For several years, eHarmony ran its Hadoop operations in the cloud, which provided flexibility and scalability. But as its operations continued to grow, the company evaluated other options, including SeaMicro. eHarmony was able to purchase the SeaMicro SM10000 in a configuration that enabled its Hadoop application to complete its run in the same time four-hour time frame it had been taking in the cloud.
eHarmony said the switch reduced its reduced its operating expenses by "tens of thousands of dollars a month," and its total cost of ownership (TCO) by 74 percent.

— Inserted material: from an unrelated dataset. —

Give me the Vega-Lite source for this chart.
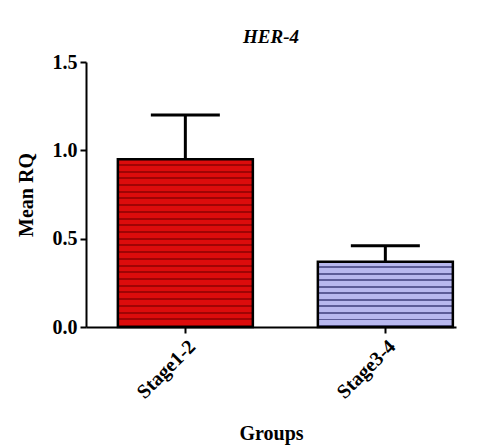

Network Fabric Key to Design
SeaMicro's server architecture combines low-power CPUs, compact motherboards and an interconnection and switching fabric. This approach allows SeaMicro to pack 512 Atom CPUs into a 10U form factor chassis, which uses about 2.5 kilowatts of power. The network fabric that links the 512 CPUs in the SM10000 can support Ethernet, Fibre Channel and data center Ethernet.
SeaMicro gear isn't appropriate for every workload or application, but has performed well in delivering web traffic (including the Firefox 4 launch for Mozilla) and analytics.
"Hadoop is an ideal application for SeaMicro," says Anil Rao, vice president of product management, SeaMicro. "We have been able to show Hadoop users how to improve their time-to-job completion while reducing their power consumption, space consumption and slashing operating expense. It is very exciting to be able to demonstrate such significant savings for an industry leader like eHarmony."
eHarmony's Twomey said the shift to SeaMicro provided a number of operational advantages beyond the immediate cost and power savings.
One was predictability. In eHarmony's cloud environment, the amount of time it took Hadoop to complete the run varied, which the company attributed to the cloud, computing power and network bandwidth are shared among customers competing for resources. Over time, that made it increasingly difficult due to predict when the matching data could be delivered to other parts of the organization. Running SeaMicro in a dedicated environment allowed the operations team to meet its timetables and offer SLA’s to other units within the company.
The switch also eliminated data upload charges from cloud providers, and reduced data retrieval latency between its Hadoop and memcached applications by running both in the same SeaMicro system.
SeaMicro "delivered our Hadoop work more reliably, impressed our colleagues with an internal SLA, and had more compute time available to refine and improve our methodologies," said Twomey.